Data lines |

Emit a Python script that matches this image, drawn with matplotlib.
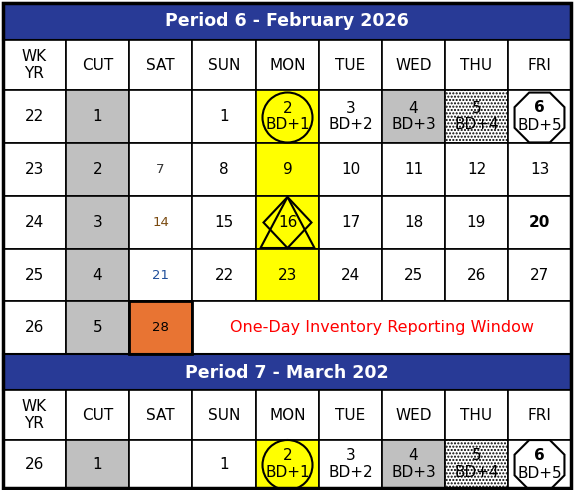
import matplotlib
matplotlib.use("Agg")
import matplotlib.pyplot as plt
from matplotlib.patches import Rectangle, Circle, RegularPolygon, Polygon
import numpy as np

titles = ["Period 6 - February 2026", "Period 7 - March 202"]
headers = ["WK\nYR", "CUT", "SAT", "SUN", "MON", "TUE", "WED", "THU", "FRI"]
feb_rows = [
    ["22", "1", "", "1", "2\nBD+1", "3\nBD+2", "4\nBD+3", "5\nBD+4", "6\nBD+5"],
    ["23", "2", "7", "8", "9", "10", "11", "12", "13"],
    ["24", "3", "14", "15", "16", "17", "18", "19", "20"],
    ["25", "4", "21", "22", "23", "24", "25", "26", "27"],
    ["26", "5", "28", "", "", "", "", "", ""],
]
mar_rows = [["26", "1", "", "1", "2\nBD+1", "3\nBD+2", "4\nBD+3", "5\nBD+4", "6\nBD+5"]]
note = "One-Day Inventory Reporting Window"

W, H = 574, 490
fig = plt.figure(figsize=(W/100, H/100), dpi=100)
ax = fig.add_axes([0, 0, 1, 1])
ax.set_xlim(0, W); ax.set_ylim(H, 0); ax.axis("off")

xs = [3, 66, 129, 192, 256, 319, 382, 445, 508, 571]
FONT = "DejaVu Sans"
BLUE = "#283a96"; GRAY = "#c0c0c0"; YEL = "#ffff00"; ORG = "#e87433"

def cell(c, y0, y1, fc="white", hatch=None):
    ax.add_patch(Rectangle((xs[c], y0), xs[c+1]-xs[c], y1-y0, fc=fc, ec="black", lw=1.2, hatch=hatch))

def txt(c, y0, y1, s, color="black", size=11, weight="normal"):
    ax.text((xs[c]+xs[c+1])/2, (y0+y1)/2, s, ha="center", va="center", color=color,
            fontsize=size, fontweight=weight, family=FONT, linespacing=1.15, zorder=5)

def block(ty, title, rows, rowys):
    ax.add_patch(Rectangle((xs[0], ty), xs[-1]-xs[0], 37 if ty < 100 else 36, fc=BLUE, ec="black", lw=1.5))
    ax.text((xs[0]+xs[-1])/2, ty+18.5, title, ha="center", va="center", color="white",
            fontsize=12.5, fontweight="bold", family=FONT)
    hy0, hy1 = rowys[0], rowys[1]
    for c, h in enumerate(headers):
        cell(c, hy0, hy1)
        txt(c, hy0, hy1, h)
    for r, row in enumerate(rows):
        y0, y1 = rowys[r+1], rowys[r+2]
        for c, v in enumerate(row):
            fc = "white"; hatch = None
            if c == 1: fc = GRAY
            if c == 4 and not (r == 4 and len(rows) > 1): fc = YEL
            if r == 0 and c == 6: fc = GRAY
            if r == 0 and c == 7: hatch = "....."
            if len(rows) > 1 and r == 4 and c == 2: fc = ORG
            if len(rows) > 1 and r == 4 and c >= 3:
                continue
            cell(c, y0, y1, fc, hatch)
            color = "black"; size = 11; weight = "normal"
            if c == 2 and v:
                color = {"7": "#333333", "14": "#7a4a10", "21": "#1f4e9a"}.get(v, "black"); size = 9.5
            if v in ("20",) or (r == 0 and c == 8):
                weight = "bold"
            if r == 0 and c == 8:
                top, bot = v.split("\n")
                ax.text((xs[c]+xs[c+1])/2, (y0+y1)/2-9, top, ha="center", va="center", fontsize=11, fontweight="bold", family=FONT, zorder=5)
                ax.text((xs[c]+xs[c+1])/2, (y0+y1)/2+9, bot, ha="center", va="center", fontsize=11, family=FONT, zorder=5)
            else:
                txt(c, y0, y1, v, color, size, weight)
            cx, cy = (xs[c]+xs[c+1])/2, (y0+y1)/2
            if r == 0 and c == 4:
                ax.add_patch(Circle((cx, cy+1), 25, fill=False, ec="black", lw=1.5, zorder=6))
            if r == 0 and c == 8:
                ax.add_patch(RegularPolygon((cx, cy+1), 8, radius=27, orientation=np.pi/8, fill=False, ec="black", lw=1.5, zorder=6))
            if len(rows) > 1 and r == 2 and c == 4:
                ax.add_patch(Polygon([(cx, y0+1), (cx+24, cy), (cx, y1-1), (cx-24, cy)], closed=True, fill=False, ec="black", lw=1.5, zorder=6))
                ax.add_patch(Polygon([(cx, y0+1), (cx+27, y1-1), (cx-27, y1-1)], closed=True, fill=False, ec="black", lw=1.5, zorder=6))
    if len(rows) > 1:
        y0, y1 = rowys[5], rowys[6]
        ax.add_patch(Rectangle((xs[3], y0), xs[-1]-xs[3], y1-y0, fc="white", ec="black", lw=1.2))
        ax.add_patch(Rectangle((xs[2], y0), xs[3]-xs[2], y1-y0, fill=False, ec="black", lw=2, zorder=4))
        ax.text((xs[3]+xs[-1])/2, (y0+y1)/2, note, ha="center", va="center", color="#ff0000",
                fontsize=11.5, family=FONT)

block(3, titles[0], feb_rows, [40, 90, 143, 196, 249, 301, 354])
block(354, titles[1], mar_rows, [390, 440, 488])
ax.add_patch(Rectangle((xs[0], 3), xs[-1]-xs[0], 485, fill=False, ec="black", lw=2.5, zorder=10))
fig.savefig("out.png", dpi=100)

Brief | Repeat exactly and only the lines from the start of the data above through the line that holds "family=FONT, linespacing=1.15, zorder=5)", inclusive. Pictures do not belong in the copy.

Answer to the task |
Emit a Python script that matches this image, drawn with matplotlib.
import matplotlib
matplotlib.use("Agg")
import matplotlib.pyplot as plt
from matplotlib.patches import Rectangle, Circle, RegularPolygon, Polygon
import numpy as np

titles = ["Period 6 - February 2026", "Period 7 - March 202"]
headers = ["WK\nYR", "CUT", "SAT", "SUN", "MON", "TUE", "WED", "THU", "FRI"]
feb_rows = [
    ["22", "1", "", "1", "2\nBD+1", "3\nBD+2", "4\nBD+3", "5\nBD+4", "6\nBD+5"],
    ["23", "2", "7", "8", "9", "10", "11", "12", "13"],
    ["24", "3", "14", "15", "16", "17", "18", "19", "20"],
    ["25", "4", "21", "22", "23", "24", "25", "26", "27"],
    ["26", "5", "28", "", "", "", "", "", ""],
]
mar_rows = [["26", "1", "", "1", "2\nBD+1", "3\nBD+2", "4\nBD+3", "5\nBD+4", "6\nBD+5"]]
note = "One-Day Inventory Reporting Window"

W, H = 574, 490
fig = plt.figure(figsize=(W/100, H/100), dpi=100)
ax = fig.add_axes([0, 0, 1, 1])
ax.set_xlim(0, W); ax.set_ylim(H, 0); ax.axis("off")

xs = [3, 66, 129, 192, 256, 319, 382, 445, 508, 571]
FONT = "DejaVu Sans"
BLUE = "#283a96"; GRAY = "#c0c0c0"; YEL = "#ffff00"; ORG = "#e87433"

def cell(c, y0, y1, fc="white", hatch=None):
    ax.add_patch(Rectangle((xs[c], y0), xs[c+1]-xs[c], y1-y0, fc=fc, ec="black", lw=1.2, hatch=hatch))

def txt(c, y0, y1, s, color="black", size=11, weight="normal"):
    ax.text((xs[c]+xs[c+1])/2, (y0+y1)/2, s, ha="center", va="center", color=color,
            fontsize=size, fontweight=weight, family=FONT, linespacing=1.15, zorder=5)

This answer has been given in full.